First Quorum of the Seventy
- April 4, 1987 – April 1, 1989
- Called by: Ezra Taft Benson
- End reason: Transferred to Second Quorum of the Seventy

Second Quorum of the Seventy
- April 1, 1989 – October 3, 1992
- Called by: Ezra Taft Benson
- End reason: Honorably released

Personal details
- Born: Glen Larkin Rudd May 18, 1918 Salt Lake City, Utah, U.S.
- Died: December 30, 2016 (aged 98) Salt Lake City, Utah, U.S.

= Glen L. Rudd =

American missionary (1918–2016)

Glen Larkin Rudd (May 18, 1918 – December 30, 2016) was a general authority of the Church of Jesus Christ of Latter-day Saints (LDS Church) from 1987 to 1992.

Rudd was born and raised in Salt Lake City, Utah. As a young man, he served as a missionary for the LDS Church in New Zealand, where his mission president was Matthew Cowley. For part of his mission he served as secretary to, and traveling companion of, Cowley.

After he returned from his mission he married Marva Sperry. The marriage was performed by LDS Church apostle Harold B. Lee, who had been Rudd's stake president when he was a child.

Rudd ran his own poultry business. He was made a bishop in the LDS Church by the time he was 25. After running his own business for about 12 years he was recruited by Lee to be a full-time employee of the Welfare Program of the LDS Church, eventually becoming the manager of Welfare Square and over other operations.

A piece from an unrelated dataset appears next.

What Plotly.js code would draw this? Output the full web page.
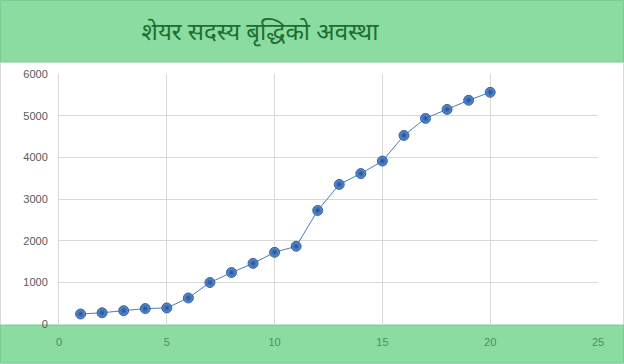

From 1966 to 1969 Rudd was the president of the church's Florida Mission, which was headquartered in Orlando. In this capacity he was also the church leader of the members that then lived in the islands of the Caribbean. Rudd later served for four months as mission president in the New Zealand Wellington Mission, following the death of the previous mission president.

In 1987, Rudd became a member of the church's First Quorum of the Seventy; at the time, he was specifically called for a limited time of service. In 1989, along with the other general authorities serving for limited periods of service, Rudd was transferred to the newly formed Second Quorum of the Seventy. He was released from this position and as a general authority in 1992.

Rudd was president of the Hamilton New Zealand Temple from 1984 to 1987.

Rudd is the author of the book "Pure Religion," which details the history of the welfare programs of the LDS Church. The book was the result of his efforts to write some material regarding the history of the church's welfare program, at the request of the First Presidency. The book was published in September 1995.

Rudd died on December 30, 2016, at the age of 98. LDS Church president Thomas S. Monson spoke at Rudd's funeral. Monson and Rudd had served as bishops in the same stake when they were younger.